Sutka began in Palm Beach as a window designer who had aspirations of becoming an interior decorator. “But finally I realized that I was a stage designer and a person who liked to live out my own fantasy in front of a broad audience,” he told the Shiny Sheet in 1979, in words that Mizner could have spoken. “Also, I don’t think in small scale, only in large.”

The shop windows along Worth Avenue are hardly the venue for anything but luxury merchandising, but in the seventies and early eighties, Sutka turned them into an ever-changing fantasy, often more intriguing than many of the paintings in the galleries. In those years, there were mainly local shopkeepers on the avenue, and there was a quirky, upscale boutique feel to the street. Sutka was so original, so inventive that he eventually was doing most of the windows on the three blocks.

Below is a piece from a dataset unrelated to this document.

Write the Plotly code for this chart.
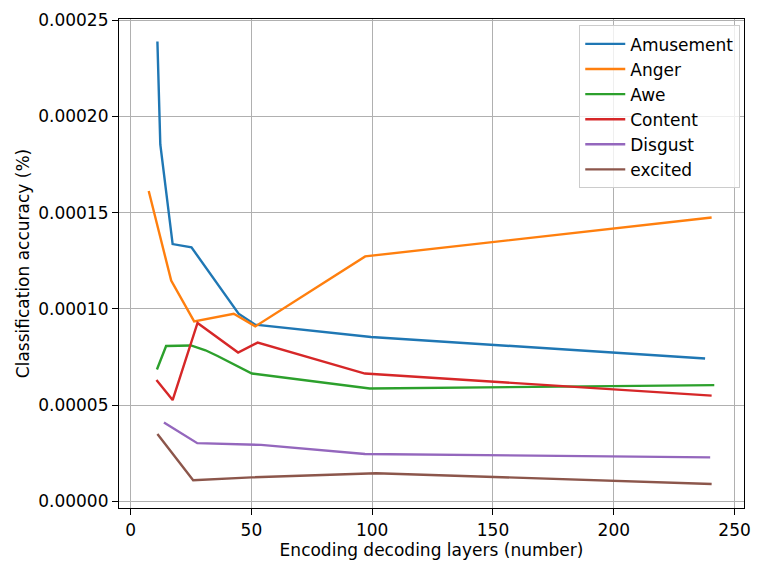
import plotly.graph_objects as go

series_names = ["Amusement", "Anger", "Awe", "Content", "Disgust", "excited"]
colors = ["#1f77b4", "#ff7f0e", "#2ca02c", "#d62728", "#9467bd", "#8c564b"]

amusement_x = [11.1, 12.3, 17.4, 25.2, 44.7, 51.6, 99.5, 237.8]
amusement_y = [0.000239, 0.0001855, 0.0001337, 0.000132, 0.0000975, 0.0000918, 0.0000854, 0.0000742]

anger_x = [7.5, 16.8, 26.3, 42.7, 51.6, 97.1, 240.5]
anger_y = [0.0001613, 0.0001147, 0.0000935, 0.0000975, 0.0000909, 0.0001273, 0.0001475]

awe_x = [10.9, 14.7, 25.0, 31.0, 36.0, 42.0, 50.2, 99.0, 241.6]
awe_y = [0.0000685, 0.0000807, 0.000081, 0.0000785, 0.0000755, 0.0000716, 0.0000664, 0.0000586, 0.0000604]

content_x = [10.7, 17.4, 27.7, 44.5, 52.6, 97.0, 240.5]
content_y = [0.000063, 0.0000526, 0.0000927, 0.0000773, 0.0000825, 0.0000664, 0.0000549]

disgust_x = [13.8, 27.6, 54.0, 97.0, 239.9]
disgust_y = [0.000041, 0.0000302, 0.0000293, 0.0000246, 0.0000228]

excited_x = [11.1, 25.9, 50.0, 101.6, 240.5]
excited_y = [0.000035, 0.0000109, 0.0000124, 0.0000146, 0.000009]

x_ticks = [0, 50, 100, 150, 200, 250]
y_ticks = [0.0, 0.00005, 0.00010, 0.00015, 0.00020, 0.00025]

all_x = [amusement_x, anger_x, awe_x, content_x, disgust_x, excited_x]
all_y = [amusement_y, anger_y, awe_y, content_y, disgust_y, excited_y]

fig = go.Figure()
for name, c, xs, ys in zip(series_names, colors, all_x, all_y):
    fig.add_trace(go.Scatter(x=xs, y=ys, mode="lines", name=name,
                             line=dict(color=c, width=2.4)))

font = "DejaVu Sans, Verdana, sans-serif"
axis_common = dict(
    showline=True, linecolor="black", linewidth=1.2, mirror=True,
    showgrid=True, gridcolor="#b0b0b0", gridwidth=1,
    ticks="outside", ticklen=6, tickwidth=1.2, tickcolor="black",
    zeroline=False, tickfont=dict(family=font, size=17, color="black"),
)
fig.update_xaxes(range=[-4.8, 253.9], tickvals=x_ticks,
                 title=dict(text="Encoding decoding layers (number)",
                            font=dict(family=font, size=17, color="black"), standoff=5),
                 **axis_common)
fig.update_yaxes(range=[-0.0000035, 0.0002507], tickvals=y_ticks, tickformat=".5f",
                 title=dict(text="Classification accuracy (%)",
                            font=dict(family=font, size=17, color="black"), standoff=4),
                 **axis_common)

fig.update_layout(
    width=758, height=563,
    margin=dict(l=119, r=7, t=19, b=53),
    plot_bgcolor="white", paper_bgcolor="white",
    font=dict(family=font, size=17, color="black"),
    legend=dict(x=0.994, y=0.987, xanchor="right", yanchor="top",
                bgcolor="rgba(255,255,255,0.8)", bordercolor="#cccccc", borderwidth=1,
                font=dict(family=font, size=17, color="black"),
                itemwidth=40, tracegroupgap=0),
    showlegend=True,
)

fig.write_html("out.html", config={"displayModeBar": False},
               post_script="document.body.style.margin='0';document.body.style.overflow='hidden';")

Sutka was always looking for an edge, and he was not beyond clipping his art from the headlines. The infamous 1982 divorce trial between Roxanne and Peter Pulitzer brought out all kinds of kinky allegations and the worst sort of tabloid publicity to the celebrated island. It exposed the salacious underbelly of Palm Beach, where the favorite sport is not three-hour-long, eighteen-hole games of golf but quick games of adultery in which the score is certain.

There was testimony that Roxanne had a trumpet swathed in a black cloth on her bed during séances with her psychic. This became transposed in the
New York Post
’s headlines as “
PULITZER
SEX TRIAL SHOCKER: ‘I SLEPT WITH A
TRUMPET
.’” Roxanne and the psychic sued for libel, but that did not prevent Sutka from creating a window featuring four female legs, a trumpet, a fur rug, and a champagne bottle. It was unclear whether this evoked a mythical attachment to a musical instrument, or some kind of bizarre sex act. “I want the people to identify with what is happening in the window, no matter how outrageous it may be,” he said, though the ladies standing there trying to make sense of the weird couplings were unlikely to identify with the peculiar scene. “People have dreams and fantasies, and I fulfill them by creating them in my windows.”

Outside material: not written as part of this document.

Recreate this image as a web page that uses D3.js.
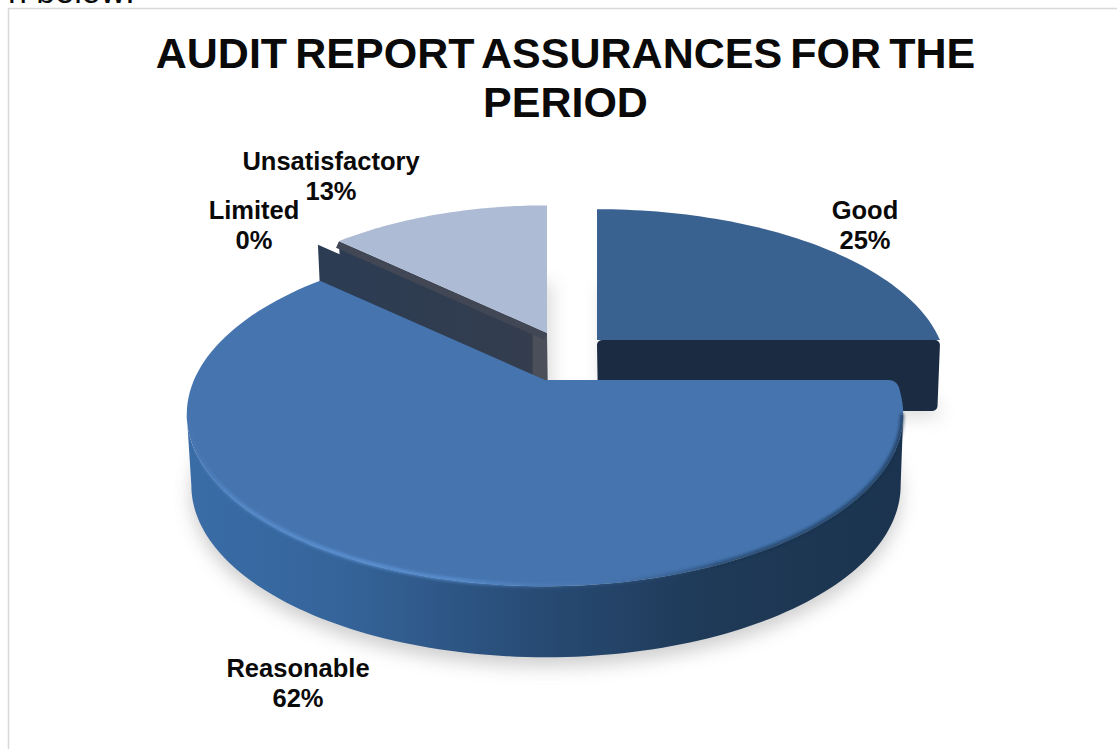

Sutka’s great patron for his épater le bourgeois moments was Donald Bruce, who ran a specialty store and gave his window over to Sutka’s most outré fantasies, including the trumpet montage. The shop owner had a droll nonchalance that most merchants on Worth Avenue did not have. Bruce sold everything, from $320 tins of caviar to polo shirts that would have been knockoffs of Ralph Lauren’s signature shirt except for the fact that the logo showed the rear end of a horse.